Given request: Give an exact copy of every line, leaving images out.

----

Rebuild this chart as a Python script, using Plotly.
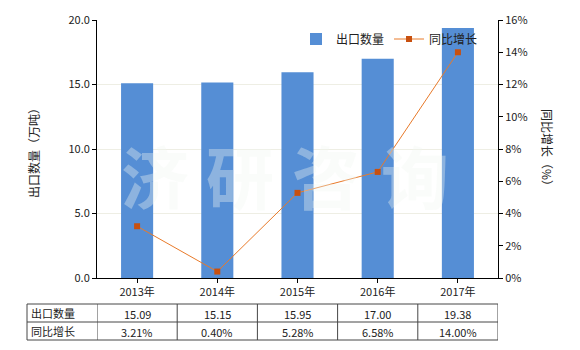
import plotly.graph_objects as go

years = ["2013年", "2014年", "2015年", "2016年", "2017年"]
export_qty = [15.09, 15.15, 15.95, 17.00, 19.38]
yoy_growth = [3.21, 0.40, 5.28, 6.58, 14.00]
qty_labels = ["15.09", "15.15", "15.95", "17.00", "19.38"]
growth_labels = ["3.21%", "0.40%", "5.28%", "6.58%", "14.00%"]
row_names = ["出口数量", "同比增长"]
y1_ticks = [0, 5, 10, 15, 20]
y2_ticks = [0, 2, 4, 6, 8, 10, 12, 14, 16]
watermark_chars = ["济", "研", "咨", "询"]

FONT = "Noto Sans CJK SC"
BAR_COLOR = "rgb(85,142,213)"
LINE_COLOR = "rgb(232,122,42)"
MARK_COLOR = "rgb(200,80,15)"

fig = go.Figure()
fig.add_trace(go.Bar(x=list(range(len(years))), y=export_qty, name=row_names[0],
                     marker=dict(color=BAR_COLOR, line=dict(width=0)), width=0.4))
fig.add_trace(go.Scatter(x=list(range(len(years))), y=yoy_growth, name=row_names[1], yaxis="y2",
                         mode="lines+markers",
                         line=dict(color=LINE_COLOR, width=1),
                         marker=dict(symbol="square", size=6, color=MARK_COLOR)))

W, H = 580, 350
L, R, T, B = 97, 82, 20, 72
pw, ph = W - L - R, H - T - B

def py(pix):
    return (H - B - pix) / ph

def px(pix):
    return (pix - L) / pw

shapes = []
annotations = []

# table lines
tbl_top, tbl_mid, tbl_bot = 304, 322, 340
tbl_left = 27
lc = "rgb(70,70,70)"
for yy in (tbl_top, tbl_mid, tbl_bot):
    shapes.append(dict(type="line", xref="paper", yref="paper", x0=px(tbl_left), x1=1.0,
                       y0=py(yy), y1=py(yy), line=dict(color=lc, width=1)))
shapes.append(dict(type="line", xref="paper", yref="paper", x0=px(tbl_left), x1=px(tbl_left),
                   y0=py(tbl_top), y1=py(tbl_bot), line=dict(color=lc, width=1)))
for i in range(len(years) + 1):
    shapes.append(dict(type="line", xref="x", yref="paper", x0=i - 0.5, x1=i - 0.5,
                       y0=py(tbl_top), y1=py(tbl_bot), line=dict(color=lc, width=1)))

for r, name in enumerate(row_names):
    yc = py((tbl_top + tbl_mid) / 2 if r == 0 else (tbl_mid + tbl_bot) / 2)
    annotations.append(dict(text=name, xref="paper", yref="paper", x=px(tbl_left + 2), y=yc,
                            xanchor="left", yanchor="middle", showarrow=False,
                            font=dict(family=FONT, size=11, color="#222")))
    labels = qty_labels if r == 0 else growth_labels
    for i, t in enumerate(labels):
        annotations.append(dict(text=t, xref="x", yref="paper", x=i, y=yc - 0.004,
                                xanchor="center", yanchor="middle", showarrow=False,
                                font=dict(family=FONT, size=11, color="#222")))

# axis titles
annotations.append(dict(text="出口数量（万吨）", xref="paper", yref="paper", x=px(33), y=py(150),
                        textangle=-90, showarrow=False, xanchor="center", yanchor="middle",
                        font=dict(family=FONT, size=12, color="#222")))
annotations.append(dict(text="同比增长（%）", xref="paper", yref="paper", x=px(548), y=py(150),
                        textangle=90, showarrow=False, xanchor="center", yanchor="middle",
                        font=dict(family=FONT, size=12, color="#222")))

# watermark
wm_centers = [155, 240, 326, 415]
for ch, cx in zip(watermark_chars, wm_centers):
    annotations.append(dict(text="<b>" + ch + "</b>", xref="paper", yref="paper", x=px(cx), y=py(174),
                            showarrow=False, xanchor="center", yanchor="middle",
                            font=dict(family=FONT, size=68, color="rgba(242,246,242,0.36)")))

fig.update_layout(
    width=W, height=H,
    margin=dict(l=L, r=R, t=T, b=B, pad=0),
    paper_bgcolor="white", plot_bgcolor="white",
    font=dict(family=FONT, size=11, color="#222"),
    showlegend=True,
    legend=dict(orientation="h", x=px(296), y=py(39), xanchor="left", yanchor="middle",
                bgcolor="rgba(0,0,0,0)", font=dict(family=FONT, size=12, color="#222"),
                itemwidth=30, tracegroupgap=0),
    xaxis=dict(range=[-0.5, len(years) - 0.5], tickmode="array",
               tickvals=list(range(len(years))), ticktext=years,
               showline=True, linecolor="black", linewidth=1,
               ticks="outside", ticklen=4, tickcolor="black", showgrid=False, zeroline=False,
               tickfont=dict(family=FONT, size=11, color="#222")),
    yaxis=dict(range=[0, 20], tickmode="array", tickvals=y1_ticks,
               ticktext=[f"{v:.1f}" for v in y1_ticks],
               showline=True, linecolor="black", linewidth=1,
               ticks="outside", ticklen=4, tickcolor="black",
               showgrid=True, gridcolor="rgb(238,238,228)", gridwidth=1, zeroline=False,
               tickfont=dict(family=FONT, size=11, color="#222")),
    yaxis2=dict(range=[0, 16], tickmode="array", tickvals=y2_ticks,
                ticktext=[f"{v}%" for v in y2_ticks],
                overlaying="y", side="right",
                showline=True, linecolor="black", linewidth=1,
                ticks="outside", ticklen=4, tickcolor="black",
                showgrid=False, zeroline=False,
                tickfont=dict(family=FONT, size=11, color="#222")),
    shapes=shapes,
    annotations=annotations,
)

fig.write_html("out.html")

----

Exercise answer:
Rebuild this chart as a Python script, using Plotly.
import plotly.graph_objects as go

years = ["2013年", "2014年", "2015年", "2016年", "2017年"]
export_qty = [15.09, 15.15, 15.95, 17.00, 19.38]
yoy_growth = [3.21, 0.40, 5.28, 6.58, 14.00]
qty_labels = ["15.09", "15.15", "15.95", "17.00", "19.38"]
growth_labels = ["3.21%", "0.40%", "5.28%", "6.58%", "14.00%"]
row_names = ["出口数量", "同比增长"]
y1_ticks = [0, 5, 10, 15, 20]
y2_ticks = [0, 2, 4, 6, 8, 10, 12, 14, 16]
watermark_chars = ["济", "研", "咨", "询"]

FONT = "Noto Sans CJK SC"
BAR_COLOR = "rgb(85,142,213)"
LINE_COLOR = "rgb(232,122,42)"
MARK_COLOR = "rgb(200,80,15)"

fig = go.Figure()
fig.add_trace(go.Bar(x=list(range(len(years))), y=export_qty, name=row_names[0],
                     marker=dict(color=BAR_COLOR, line=dict(width=0)), width=0.4))
fig.add_trace(go.Scatter(x=list(range(len(years))), y=yoy_growth, name=row_names[1], yaxis="y2",
                         mode="lines+markers",
                         line=dict(color=LINE_COLOR, width=1),
                         marker=dict(symbol="square", size=6, color=MARK_COLOR)))

W, H = 580, 350
L, R, T, B = 97, 82, 20, 72
pw, ph = W - L - R, H - T - B

def py(pix):
    return (H - B - pix) / ph

def px(pix):
    return (pix - L) / pw

shapes = []
annotations = []

# table lines
tbl_top, tbl_mid, tbl_bot = 304, 322, 340
tbl_left = 27
lc = "rgb(70,70,70)"
for yy in (tbl_top, tbl_mid, tbl_bot):
    shapes.append(dict(type="line", xref="paper", yref="paper", x0=px(tbl_left), x1=1.0,
                       y0=py(yy), y1=py(yy), line=dict(color=lc, width=1)))
shapes.append(dict(type="line", xref="paper", yref="paper", x0=px(tbl_left), x1=px(tbl_left),
                   y0=py(tbl_top), y1=py(tbl_bot), line=dict(color=lc, width=1)))
for i in range(len(years) + 1):
    shapes.append(dict(type="line", xref="x", yref="paper", x0=i - 0.5, x1=i - 0.5,
                       y0=py(tbl_top), y1=py(tbl_bot), line=dict(color=lc, width=1)))

for r, name in enumerate(row_names):
    yc = py((tbl_top + tbl_mid) / 2 if r == 0 else (tbl_mid + tbl_bot) / 2)
    annotations.append(dict(text=name, xref="paper", yref="paper", x=px(tbl_left + 2), y=yc,
                            xanchor="left", yanchor="middle", showarrow=False,
                            font=dict(family=FONT, size=11, color="#222")))
    labels = qty_labels if r == 0 else growth_labels
    for i, t in enumerate(labels):
        annotations.append(dict(text=t, xref="x", yref="paper", x=i, y=yc - 0.004,
                                xanchor="center", yanchor="middle", showarrow=False,
                                font=dict(family=FONT, size=11, color="#222")))

# axis titles
annotations.append(dict(text="出口数量（万吨）", xref="paper", yref="paper", x=px(33), y=py(150),
                        textangle=-90, showarrow=False, xanchor="center", yanchor="middle",
                        font=dict(family=FONT, size=12, color="#222")))
annotations.append(dict(text="同比增长（%）", xref="paper", yref="paper", x=px(548), y=py(150),
                        textangle=90, showarrow=False, xanchor="center", yanchor="middle",
                        font=dict(family=FONT, size=12, color="#222")))

# watermark
wm_centers = [155, 240, 326, 415]
for ch, cx in zip(watermark_chars, wm_centers):
    annotations.append(dict(text="<b>" + ch + "</b>", xref="paper", yref="paper", x=px(cx), y=py(174),
                            showarrow=False, xanchor="center", yanchor="middle",
                            font=dict(family=FONT, size=68, color="rgba(242,246,242,0.36)")))

fig.update_layout(
    width=W, height=H,
    margin=dict(l=L, r=R, t=T, b=B, pad=0),
    paper_bgcolor="white", plot_bgcolor="white",
    font=dict(family=FONT, size=11, color="#222"),
    showlegend=True,
    legend=dict(orientation="h", x=px(296), y=py(39), xanchor="left", yanchor="middle",
                bgcolor="rgba(0,0,0,0)", font=dict(family=FONT, size=12, color="#222"),
                itemwidth=30, tracegroupgap=0),
    xaxis=dict(range=[-0.5, len(years) - 0.5], tickmode="array",
               tickvals=list(range(len(years))), ticktext=years,
               showline=True, linecolor="black", linewidth=1,
               ticks="outside", ticklen=4, tickcolor="black", showgrid=False, zeroline=False,
               tickfont=dict(family=FONT, size=11, color="#222")),
    yaxis=dict(range=[0, 20], tickmode="array", tickvals=y1_ticks,
               ticktext=[f"{v:.1f}" for v in y1_ticks],
               showline=True, linecolor="black", linewidth=1,
               ticks="outside", ticklen=4, tickcolor="black",
               showgrid=True, gridcolor="rgb(238,238,228)", gridwidth=1, zeroline=False,
               tickfont=dict(family=FONT, size=11, color="#222")),
    yaxis2=dict(range=[0, 16], tickmode="array", tickvals=y2_ticks,
                ticktext=[f"{v}%" for v in y2_ticks],
                overlaying="y", side="right",
                showline=True, linecolor="black", linewidth=1,
                ticks="outside", ticklen=4, tickcolor="black",
                showgrid=False, zeroline=False,
                tickfont=dict(family=FONT, size=11, color="#222")),
    shapes=shapes,
    annotations=annotations,
)

fig.write_html("out.html")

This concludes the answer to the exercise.